About her beginnings:
I started making music of my own after hearing Jeff Buckley’s “Grace” LP. Until that point I didn’t know you could make music that expressed so much mood! So I began to write more and more throughout high school which led me to study music performance and improvisation at uni so I could get better at constructing musical ideas through melody on harmony.
My musical tastes have definitely changed since I released my first EP in 2007, like most musicians I’m always trying to find my next musical obsession to be inspired by, at the moment I’m obsessed with Sharon Van Etten. I’m interested in making music that has variation, I don’t want a record to sound the same the whole way through.

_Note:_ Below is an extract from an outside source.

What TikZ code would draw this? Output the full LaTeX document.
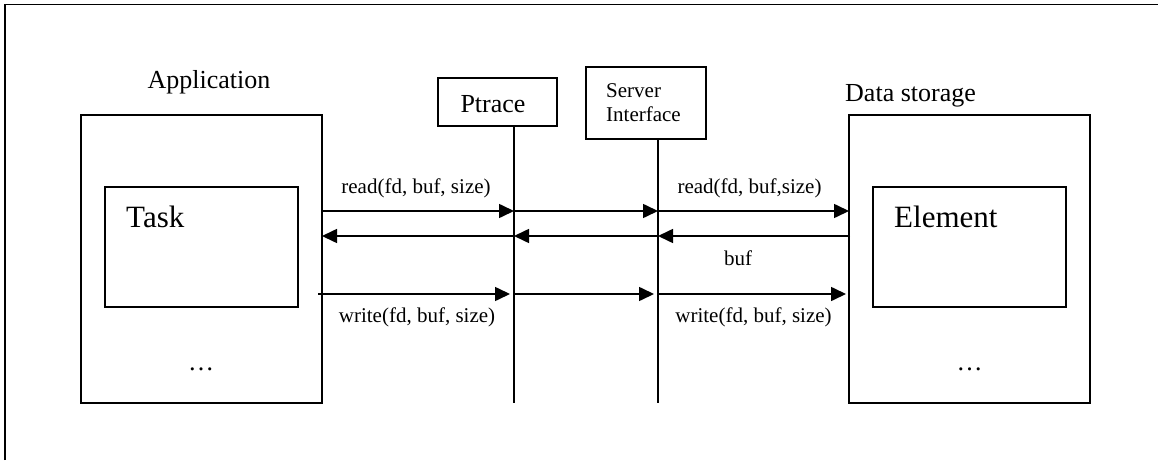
\documentclass[tikz,border=0pt]{standalone}
\usepackage{fontspec}
\setmainfont{Liberation Serif}
\usetikzlibrary{arrows.meta}
\begin{document}
\begin{tikzpicture}[x=1pt,y=-1pt,
  box/.style={draw, line width=1.5pt, inner sep=0pt, rectangle},
  life/.style={line width=1.5pt},
  arr/.style={line width=1.6pt, -{Triangle[length=15pt,width=14pt]}},
  lbl/.style={font=\fontsize{21}{24.5}\selectfont, inner sep=0pt, anchor=base},
  big/.style={font=\fontsize{26}{30}\selectfont, inner sep=0pt, anchor=base},
  huge/.style={font=\fontsize{31}{36}\selectfont, inner sep=0pt, anchor=base west}]
\useasboundingbox (0,0) rectangle (1158,460);
% outer frame (cut by the page edge)
\coordinate (fb) at (5,460);
\coordinate (fc) at (5,4.7);
\coordinate (fr) at (1158,4.7);
\draw[line width=1.5pt] (fb) -- (fc) -- (fr);
% boxes
\node[box, minimum width=241pt, minimum height=288pt] (app) at (201.5,259) {};
\node[box, minimum width=193pt, minimum height=120pt] (task) at (201.5,247) {};
\node[box, minimum width=241pt, minimum height=288pt] (data) at (969.5,259) {};
\node[box, minimum width=193pt, minimum height=120pt] (elem) at (969.5,247) {};
\node[box, minimum width=119pt, minimum height=48pt] (ptrace) at (497.5,102) {};
\node[box, minimum width=120pt, minimum height=72pt] (server) at (646,103) {};
% texts
\node[big] (tapp) at (209,88) {Application};
\node[big, anchor=base west] (tdata) at (845,101) {Data storage};
\node[huge] (ttask) at (126,227) {Task};
\node[huge] (telem) at (894,227) {Element};
\node[big] (tpt) at (493,112) {Ptrace};
\node[lbl, anchor=base west] (tsrv) at (606,97) {Server};
\node[lbl, anchor=base west] (tsrv2) at (606,121.5) {Interface};
\node[big] (dots1) at (201,370) {…};
\node[big] (dots2) at (969.5,370) {…};
% lifelines
\coordinate (p0) at (514,126);
\coordinate (p1) at (514,403);
\coordinate (s0) at (658,139);
\coordinate (s1) at (658,403);
\draw[life] (p0) -- (p1);
\draw[life] (s0) -- (s1);
% read row
\coordinate (rA) at (322,211);
\coordinate (rP) at (514,211);
\coordinate (rS) at (658,211);
\coordinate (rD) at (849,211);
\draw[arr] (rA) -- (rP);
\draw[arr] (rP) -- (rS);
\draw[arr] (rS) -- (rD);
% back row
\coordinate (bA) at (322,236);
\coordinate (bP) at (514,236);
\coordinate (bS) at (658,236);
\coordinate (bD) at (850,236);
\draw[arr] (bD) -- (bS);
\draw[arr] (bS) -- (bP);
\draw[arr] (bP) -- (bA);
% write row
\coordinate (wA) at (318,294);
\coordinate (wP) at (510,294);
\coordinate (wP2) at (514,294);
\coordinate (wS) at (654,294);
\coordinate (wS2) at (658,294);
\coordinate (wD) at (846,294);
\draw[arr] (wA) -- (wP);
\draw[arr] (wP2) -- (wS);
\draw[arr] (wS2) -- (wD);
% labels
\node[lbl] (l1) at (416,193) {read(fd, buf, size)};
\node[lbl] (l2) at (749.5,193) {read(fd, buf,size)};
\node[lbl] (l3) at (738,265) {buf};
\node[lbl] (l4) at (417,322) {write(fd, buf, size)};
\node[lbl] (l5) at (753.5,322) {write(fd, buf, size)};
\end{tikzpicture}
\end{document}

About songwriting process:
It varies quite a lot and is dependent on the time and the way I’m interacting with the music. When I’m writing in solitary, I may be let into the beginnings of a new song by an impulsive need to express a particular emotion in that moment so the emotion will dictate where the music goes melodically and harmonically. Sometimes I might be led into a new song by a musical idea I’m playing on guitar or piano and therefore the mood of that will dictate what the lyrics do.
About working with the long time collaborator Lawrence Folvig:
When I’m writing with Lawrence he usually sends me an instrumental idea that I digest by listening to it a couple of times and then I try and put together some lyrical ideas by improvising sometimes non sensical sounds over the top of it. I record all of these little jams, listen back and pick out the ideas I think are the strongest, I then send it back to Lawrence and we’ll decide together what is working and what is not.
About recording devices:
Basically, I’m into whatever services the song the best. For the most part though I work with Ableton Live on my laptop to record at home and for live vocal effects as well. Lawrence has started to employ the use of an SPDS sampling pad within the live set to add a little more texture but we try and make sure it’s subtle.
I think it’s great to employ the technology that’s available to create the music you want as long as it doesn’t start to overtake the human element too much as for me, this is what people listen to music for.
About singing for other artists:
It is a different feeling to singing your own songs but there is still a lot of pleasure to be had in collaborating with other artists, it’s great to witness how different musicians approach their craft.
About Australian music scene:
It’s alive and well even though, as with the music industry at large, there are a lot of changes happening with the way in which people are consuming music. I feel like there are more independent artists paving their way to have successful music careers which is really inspiring to see.
I feel like Australia is diverse in what we have on offer but we don’t have the market to support this diversity due to the size of the population which is why a lot of artists head overseas in order to get more exposure.
And her favourite Australian song:
It’s “Australian Crawl” by Reckless.